J'ai effleuré la question dans des billets précédents, mais je ne suis pas entré dans les détails comme je le fais maintenant, en élargissant le propos.
Depuis les débuts de la gastronomie moléculaire, certains ont confondu la « gastronomie moléculaire » avec de la cuisine, au point même qu'une revue de cuisine avait fait un numéro spécial pour que les cuisiniers s'expriment sur la question « Pour vous, qu'est-ce que la gastronomie moléculaire ? ».
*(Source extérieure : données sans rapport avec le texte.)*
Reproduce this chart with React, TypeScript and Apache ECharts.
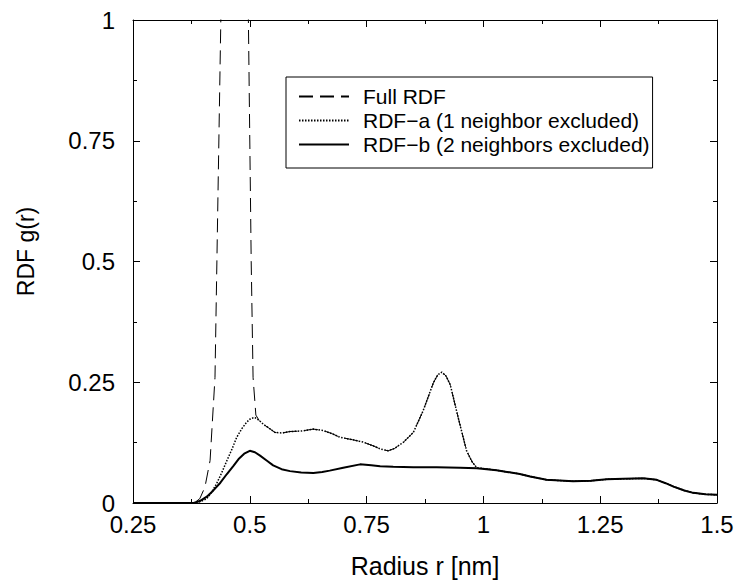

C'était idiot ! Car la gastronomie moléculaire, ce n'est pas de la cuisine, et ce n'est pas aux cuisiniers de dire ce que c'est. La gastronomie moléculaire, c'est une science de la nature, une branche de la physique chimique, et, plus particulièrement, la partie de cette science qui cherche les mécanismes des phénomènes qui surviennent quand on cuisine. Il s'agit de chercher les phénomènes, et pas de cuisiner ! La gastronomie moléculaire ne produit pas des mets, mais des équations, des théories, des mesures… Et ce n'est donc pas aux cuisiniers de dire ce que c'est, mais aux scientifiques. D'ailleurs, la terminologie « gastronomie moléculaire » est « déposée »… par le titre d'une thèse d'université.
La cuisine moléculaire ? Là encore, c'est une expression consacrée, qui ne doit donc pas s'interpréter de façon ignorante. La définition de la « cuisine moléculaire » est : cuisiner avec des ustensiles modernes, venus des laboratoires de physique et de chimie. Par exemple, on fait de la cuisine moléculaire quand on utilise un siphon, de l'azote liquide, des évaporateurs rotatifs, des thermocirculateurs pour la cuisson à basse température. Bref, la cuisine moléculaire est partout, de ce point de vue.
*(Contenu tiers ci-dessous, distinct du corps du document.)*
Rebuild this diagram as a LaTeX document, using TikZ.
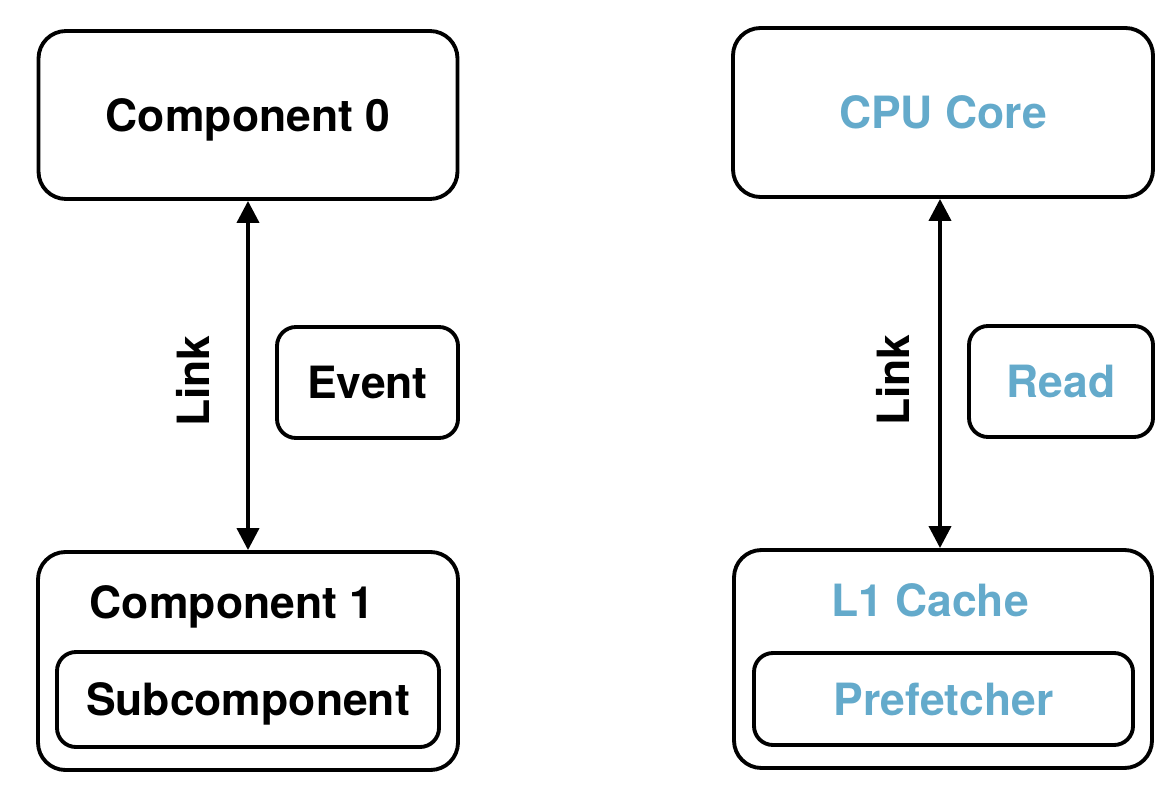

Ce qui brouille un peu les pistes, c'est que, en anglais, il y a deux traductions différentes de « cuisine moléculaire » : le « molecular cooking », c'est la technique, dans l'acception qui a été donné précédemment ; mais le « molecular cuisine », c'est ce style moderne de cuisine qui est né grâce à l'emploi des ustensiles modernes. Par exemple, les siphons permettant de faire facilement des mousses, on a vu beaucoup de mousses (sous des noms fautifs : espuma, émulsion, écumes, etc.) dans les assiettes de cuisine moléculaire. Par exemple, quand les cuisiniers ont disposé d'azote liquide, ils ont pu faire des « flocons givrés », en faisant tomber du blanc d'oeuf battu en neige et parfumé dans de l'azote liquide, afin de produire des objets avec une mince coque glacée autour d'un coeur très tendre.
Mais, en français, nous n'avons qu'un seul mot : cuisine moléculaire. Et l'on comprend aussi que c'était ignorant de dire que la « cuisine moléculaire, c'est cuisiner avec des molécules ». C'était ignorant… parce que cela n'était pas la définition, d'une part, et, d'autre part, parce que tous les ingrédients culinaires sont faits de molécules, de sorte que l'ignorance allait avec la tautologie.
Finalement, c'est bien clair : la gastronomie moléculaire est pour les physico-chimistes, et la cuisine moléculaire est pour les cuisiniers. Ajoutons, pour terminer, que la plupart des cuisiniers d'aujourd'hui font de la cuisine moléculaire, au sens des ustensiles rénovés : la cuisson à basse température est partout, tout le monde a des siphons, et ainsi de suite. Il est temps de passer à autre chose : la « cuisine note à note ».